Key person life insurance

Generally, your business purchases a life insurance policy on a key employee, pays the premiums and is the beneficiary in the event of the employee’s death. As the owner of the policy, the business may surrender it, borrow against it and use either the cash value or death benefits as the business sees fit.

However, coming up with a dollar value on a key employee’s economic worth can be challenging.

There are no specific rules or formulas to follow, but there are several guidelines that can help.

  • The appropriate level of coverage might be the cost of recruiting and training an adequate replacement.
  • Or, the insurance amount might be the key employee’s annual salary times the number of years a newly hired replacement might take to reach a similar skill level.
  • Finally, you might consider the key employee’s value in terms of company profits. The level of insurance coverage might then be tied to any anticipated profit or loss.

 

Premiums for key employee life insurance are not a tax-deductible business expense for federal income tax purposes, since your business is the recipient of the benefits. For the most part, the death benefits your company receives as the beneficiary of the policy are not considered taxable income.

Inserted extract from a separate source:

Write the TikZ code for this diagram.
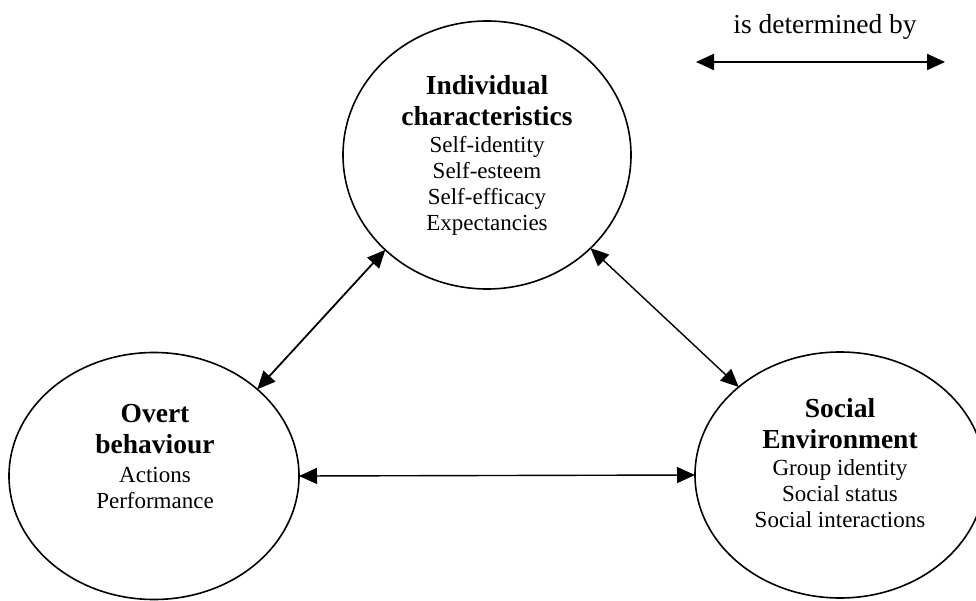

However, if your business is a C corporation, the death benefits may increase the corporation’s liability for the alternative minimum tax. You should consult a tax professional for information on your specific circumstances.

 

Key employee disability insurance

The death of a key employee isn’t the only threat to your business. What if a key employee is injured or becomes ill and is out of work for an extended period of time?  Disability insurance on such a key employee is another way you can protect your business against any resultant financial loss.

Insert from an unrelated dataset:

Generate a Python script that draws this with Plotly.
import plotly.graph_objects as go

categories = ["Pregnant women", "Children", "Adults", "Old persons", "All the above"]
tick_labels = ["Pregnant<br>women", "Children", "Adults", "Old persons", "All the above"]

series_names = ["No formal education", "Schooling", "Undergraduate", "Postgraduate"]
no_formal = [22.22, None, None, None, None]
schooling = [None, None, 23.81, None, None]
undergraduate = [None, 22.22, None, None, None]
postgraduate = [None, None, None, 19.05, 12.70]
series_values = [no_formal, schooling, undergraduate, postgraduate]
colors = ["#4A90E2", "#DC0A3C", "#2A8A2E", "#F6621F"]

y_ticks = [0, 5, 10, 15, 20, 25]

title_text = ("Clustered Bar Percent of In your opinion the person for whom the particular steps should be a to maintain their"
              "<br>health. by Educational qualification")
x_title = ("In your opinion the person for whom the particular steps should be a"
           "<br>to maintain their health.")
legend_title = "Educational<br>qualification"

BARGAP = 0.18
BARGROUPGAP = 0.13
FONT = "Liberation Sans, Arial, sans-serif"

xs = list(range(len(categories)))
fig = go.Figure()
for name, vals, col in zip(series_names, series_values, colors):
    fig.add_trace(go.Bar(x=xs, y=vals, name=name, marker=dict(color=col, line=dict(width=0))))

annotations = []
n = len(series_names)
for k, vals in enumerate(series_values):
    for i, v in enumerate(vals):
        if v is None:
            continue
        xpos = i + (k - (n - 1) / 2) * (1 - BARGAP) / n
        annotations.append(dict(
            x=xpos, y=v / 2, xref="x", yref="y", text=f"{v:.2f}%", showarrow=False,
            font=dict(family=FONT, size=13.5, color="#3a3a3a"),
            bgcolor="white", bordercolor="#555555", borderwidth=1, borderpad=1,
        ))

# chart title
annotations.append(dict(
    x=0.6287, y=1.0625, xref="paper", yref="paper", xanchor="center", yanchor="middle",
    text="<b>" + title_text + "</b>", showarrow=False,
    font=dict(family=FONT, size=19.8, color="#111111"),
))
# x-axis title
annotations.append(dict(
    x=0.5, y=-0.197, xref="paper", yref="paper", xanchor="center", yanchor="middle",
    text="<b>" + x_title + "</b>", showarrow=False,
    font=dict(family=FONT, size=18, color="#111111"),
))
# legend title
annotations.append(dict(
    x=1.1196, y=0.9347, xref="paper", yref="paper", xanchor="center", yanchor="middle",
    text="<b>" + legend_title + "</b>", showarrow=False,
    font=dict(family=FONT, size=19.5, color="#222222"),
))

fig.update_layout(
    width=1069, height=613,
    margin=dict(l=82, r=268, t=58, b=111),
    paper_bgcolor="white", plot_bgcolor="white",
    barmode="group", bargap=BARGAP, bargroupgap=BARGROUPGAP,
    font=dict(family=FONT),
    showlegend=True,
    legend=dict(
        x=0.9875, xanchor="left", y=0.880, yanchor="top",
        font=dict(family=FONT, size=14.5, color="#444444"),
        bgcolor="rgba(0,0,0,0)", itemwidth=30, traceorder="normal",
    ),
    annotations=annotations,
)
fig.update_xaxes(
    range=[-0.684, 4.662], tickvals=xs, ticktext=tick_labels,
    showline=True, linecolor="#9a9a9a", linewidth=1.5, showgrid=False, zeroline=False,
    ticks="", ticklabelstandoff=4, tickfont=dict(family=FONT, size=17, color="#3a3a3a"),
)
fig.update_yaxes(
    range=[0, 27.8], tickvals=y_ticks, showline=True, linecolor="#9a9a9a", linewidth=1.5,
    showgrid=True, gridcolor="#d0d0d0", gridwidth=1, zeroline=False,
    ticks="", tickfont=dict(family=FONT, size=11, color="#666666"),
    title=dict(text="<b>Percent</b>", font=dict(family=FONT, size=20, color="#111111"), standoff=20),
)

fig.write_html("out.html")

A crucial part of key employee disability insurance policies is the definition of disability.

Typically, these policies define disability as the inability of the employee to perform his or her normal job duties due to injury or illness. As with life insurance, your business buys a disability insurance policy on the employee, pays the premiums, and is named as the beneficiary.

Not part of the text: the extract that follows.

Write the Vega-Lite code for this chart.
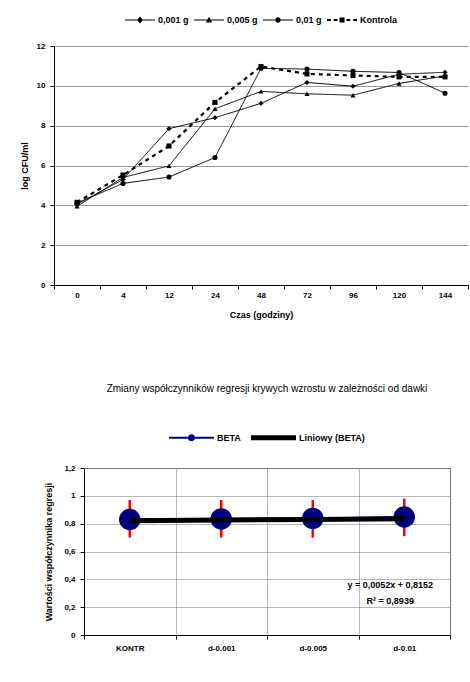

If the employee becomes disabled, the insurance coverage pays monthly disability benefits to your business. These benefits can equal a certain percentage of the key employee’s monthly salary, up to either a maximum monthly limit or 100% of their salary.

The benefits may be used to pay the operating expenses of the business and to cover the expense of finding a temporary or permanent replacement for the key employee.

The disability policies typically offer elimination periods (i.e. the waiting period between the disability and when the benefits begin) ranging from 30 to 365 days.

Depending on the policy, your business may receive benefits for 6 to 18 months, which would be long enough to allow the key employee to return to work or for the company to replace the key employee.

Depending on the type of coverage purchased, the premiums you pay for the key employee disability policy may or may not be a tax-deductible business expense. If the policy is considered business overhead expense insurance, then the premiums are a deductible expense.

While the business would be responsible for paying taxes on any disability benefits received, the business expenses the policy indirectly pays for would result in an offsetting deduction.

 

The takeaway

Planning ahead can help secure your company’s financial future. Key employee insurance can help assure families, employees, creditors, suppliers and customers that the future of the business is secure.

By purchasing life and disability insurance on the owner(s) and/or key employees, you can are ensuring peace of mind in the event that a tragedy should befall one of your most important personnel.